Sunday, January 29, 2012

Starting Off


Growing up I didn't know much about the Holocaust, only what we learned in school- which wasn't a lot. In seventh grade, however, my english teacher Mrs. Eichenlaub introduced my class to the Holocaust. It was close to the end of the school year when she brought up the topic. We talked about it for a week before she brought in a movie; The boy in the striped pajama's. The teachers crowded my grade into the auditorium where they played it on the big projection screen at the front of the stage. It showed life in the concentration camps for a nine year old boy compared to the life of a nine year old german soldiers son. The hardships the little boy went through just because he had different beliefs then the german boy shocked me.

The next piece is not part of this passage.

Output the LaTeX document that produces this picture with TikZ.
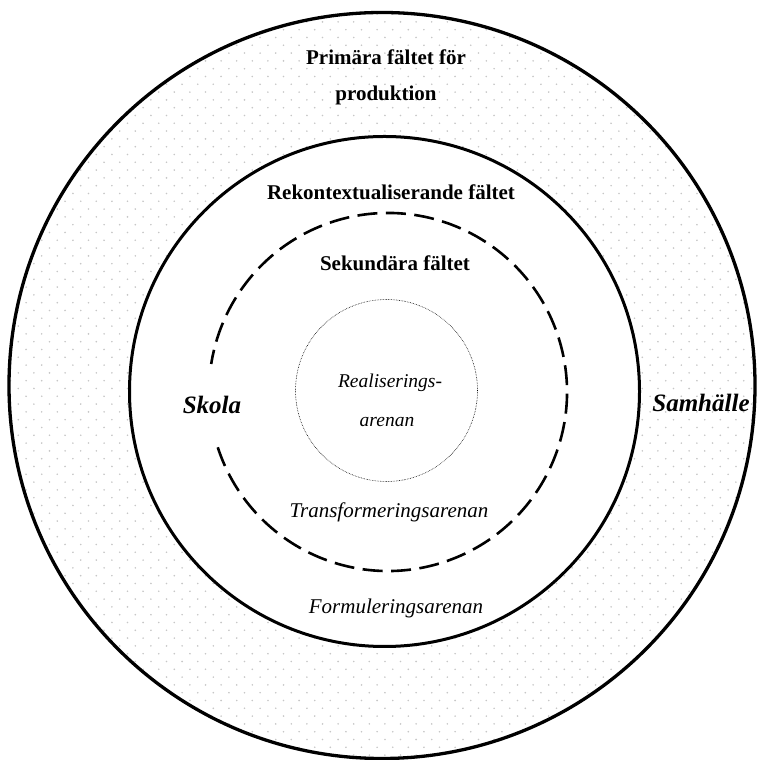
\documentclass[tikz,border=0pt]{standalone}
\usepackage{fontspec}
\setmainfont{Liberation Serif}

\tikzset{
	falt/.style={font=\bfseries\fontsize{21}{23}\selectfont},
	arena/.style={font=\itshape\fontsize{21}{23}\selectfont},
	inrearena/.style={font=\itshape\fontsize{19.5}{21}\selectfont},
	plats/.style={font=\bfseries\itshape\fontsize{25}{27}\selectfont},
	prick/.style={fill=black!22}
}

\begin{document}
\begin{tikzpicture}[x=1pt, y=1pt]
			\useasboundingbox (0,0) rectangle (757,760);
			\coordinate (O) at (382,374.5);
			\coordinate (M) at (384.5,368.5);
			\coordinate (D) at (388,368);
			\coordinate (I) at (386.5,369.5);
			% prickig bakgrund i yttre ringen
			\begin{scope}[even odd rule]
			\clip (O) circle (373) (M) circle (255);
			\foreach \r in {0,...,97}
				\foreach \k in {0,...,48}
					\fill[prick] ({2.7 + mod(\r+1,2)*7.8 + \k*15.6}, {4.9 + \r*7.8}) circle (0.9);
			\end{scope}
			\draw[line width=3.3pt] (O) circle (373);
			\draw[line width=3pt] (M) circle (255);
			\draw[line width=2.6pt, dash pattern=on 20pt off 8.5pt] (D) ++(198:179) arc (198:531:179);
			\draw[line width=0.6pt, densely dotted] (I) circle (91);
			% texter
			\node[falt] (prim1) at (386,703) {Primära fältet för};
			\node[falt] (prim2) at (386,665) {produktion};
			\node[falt] (rekon) at (391,568) {Rekontextualiserande fältet};
			\node[falt] (sekun) at (395,497) {Sekundära fältet};
			\node[inrearena] (real1) at (390,377) {Realiserings-};
			\node[inrearena] (real2) at (387,338) {arenan};
			\node[arena] (trans) at (389,248) {Transformeringsarenan};
			\node[arena] (form) at (396,152) {Formuleringsarenan};
			\node[plats] (skola) at (212,355) {Skola};
			\node[plats] (samh) at (701,357) {Samhälle};
\end{tikzpicture}
\end{document}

How could anyone be so creul, especcially to a child? Like all movies, the end was the saddest part which caused most people to end their day with teary eyes. However, when the movie was over it didn't strike me as real. It was something I couldn't quite grasp until two days later in that very same english class when Mrs. Eichenlaub again brought up the topic of the Holocaust. Once again we were meant to watch yet another movie. This time, however, it wouldn't be about the lives of two children, it would be the life of a man who was in a concentration camp as a child and how it felt when he went back to it years later. It showed him walking around and telling stories of where different events happened in his stay and the different emotions he felt looking back at everything. The movie, unlike the last, showed me the truth of the Holocaust and the devestating affects it had on millions. I chose to take this course because I truely find the Holocaust intriguing, and all I wish to take away from it is more knowledge about what happened; the cause and the effect.